TASK OBJECTIVE »
Do not repeat pictures. Repeat exactly the lines of the listing below from its first line through the line with "markeredgewidth=2.4, zorder=5, clip_on=False)".

..........

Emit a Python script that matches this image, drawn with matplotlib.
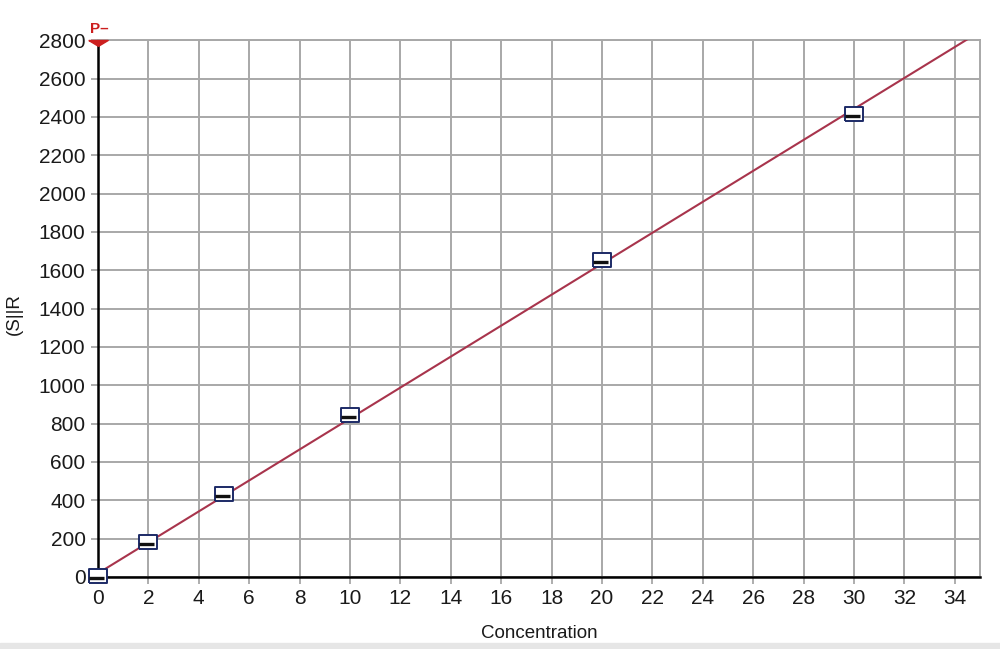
import numpy as np
import matplotlib
matplotlib.use("Agg")
import matplotlib.pyplot as plt
from matplotlib.path import Path
from matplotlib.patches import Rectangle

plt.rcParams['font.family'] = ['Liberation Sans', 'DejaVu Sans']

# measured standards
conc = [0, 2, 5, 10, 20, 30]
signal = [5, 181, 435, 843, 1652, 2413]

# calibration line as drawn (ends)
fit_x = [0, 34.5]
fit_y = [19, 2805]

xticks = list(range(0, 36, 2))
yticks = list(range(0, 2801, 200))

fig = plt.figure(figsize=(10, 6.49), dpi=100)
ax = fig.add_axes([0.098, 0.111, 0.882, 0.827])

ax.set_xlim(0, 35)
ax.set_ylim(0, 2800)
ax.set_xticks(xticks)
ax.set_yticks(yticks)
ax.grid(True, color='#a8a8a8', linewidth=1.4)
ax.set_axisbelow(True)
ax.tick_params(direction='out', length=5, width=1.2, color='#a0a0a0',
               labelsize=15, labelcolor='#1a1a1a', pad=4)

for s in ['top', 'right']:
    ax.spines[s].set_color('#a8a8a8')
    ax.spines[s].set_linewidth(1.4)
for s in ['left', 'bottom']:
    ax.spines[s].set_color('black')
    ax.spines[s].set_linewidth(1.8)

ax.plot(fit_x, fit_y, color='#a8344c', linewidth=1.5, zorder=3)

# open rectangle markers with a dark bar inside
rect = Path([(-1.3, -1), (1.3, -1), (1.3, 1), (-1.3, 1), (-1.3, -1)])
bar = Path([(-1.4, -0.3), (0.9, -0.3)], [Path.MOVETO, Path.LINETO])
ax.plot(conc, signal, linestyle='none', marker=rect, markersize=13,
        markerfacecolor='white', markeredgecolor='#1c2a66',
        markeredgewidth=1.4, zorder=4, clip_on=False)
ax.plot(conc, signal, linestyle='none', marker=bar, markersize=13,
        markerfacecolor='none', markeredgecolor='#111111',
        markeredgewidth=2.4, zorder=5, clip_on=False)

# red flag at the top of the y axis (flat triangle hanging below the top)
flag = Path([(-1, 0), (1, 0), (0, -0.6), (-1, 0)])
ax.plot([0], [2800], marker=flag, markersize=14, color='#cc1f1f',
        clip_on=False, zorder=6)
ax.annotate('P\u2013', xy=(0, 2800), xytext=(-6, 3), textcoords='offset points',
            color='#cc1f1f', fontsize=11, fontweight='bold', va='bottom', ha='left',
            annotation_clip=False)

ax.set_xlabel('Concentration', fontsize=13.5, color='#1a1a1a', labelpad=12)
ax.set_ylabel('(S||R', fontsize=13.5, color='#1a1a1a')
ax.yaxis.set_label_coords(-0.085, 0.49)

fig.patches.append(Rectangle((0, 0), 1, 0.009, transform=fig.transFigure,
                             color='#e6e6e6', zorder=0))

fig.savefig('out.png', dpi=100)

..........

RESPONSE TO THE EXERCISE »
Emit a Python script that matches this image, drawn with matplotlib.
import numpy as np
import matplotlib
matplotlib.use("Agg")
import matplotlib.pyplot as plt
from matplotlib.path import Path
from matplotlib.patches import Rectangle

plt.rcParams['font.family'] = ['Liberation Sans', 'DejaVu Sans']

# measured standards
conc = [0, 2, 5, 10, 20, 30]
signal = [5, 181, 435, 843, 1652, 2413]

# calibration line as drawn (ends)
fit_x = [0, 34.5]
fit_y = [19, 2805]

xticks = list(range(0, 36, 2))
yticks = list(range(0, 2801, 200))

fig = plt.figure(figsize=(10, 6.49), dpi=100)
ax = fig.add_axes([0.098, 0.111, 0.882, 0.827])

ax.set_xlim(0, 35)
ax.set_ylim(0, 2800)
ax.set_xticks(xticks)
ax.set_yticks(yticks)
ax.grid(True, color='#a8a8a8', linewidth=1.4)
ax.set_axisbelow(True)
ax.tick_params(direction='out', length=5, width=1.2, color='#a0a0a0',
               labelsize=15, labelcolor='#1a1a1a', pad=4)

for s in ['top', 'right']:
    ax.spines[s].set_color('#a8a8a8')
    ax.spines[s].set_linewidth(1.4)
for s in ['left', 'bottom']:
    ax.spines[s].set_color('black')
    ax.spines[s].set_linewidth(1.8)

ax.plot(fit_x, fit_y, color='#a8344c', linewidth=1.5, zorder=3)

# open rectangle markers with a dark bar inside
rect = Path([(-1.3, -1), (1.3, -1), (1.3, 1), (-1.3, 1), (-1.3, -1)])
bar = Path([(-1.4, -0.3), (0.9, -0.3)], [Path.MOVETO, Path.LINETO])
ax.plot(conc, signal, linestyle='none', marker=rect, markersize=13,
        markerfacecolor='white', markeredgecolor='#1c2a66',
        markeredgewidth=1.4, zorder=4, clip_on=False)
ax.plot(conc, signal, linestyle='none', marker=bar, markersize=13,
        markerfacecolor='none', markeredgecolor='#111111',
        markeredgewidth=2.4, zorder=5, clip_on=False)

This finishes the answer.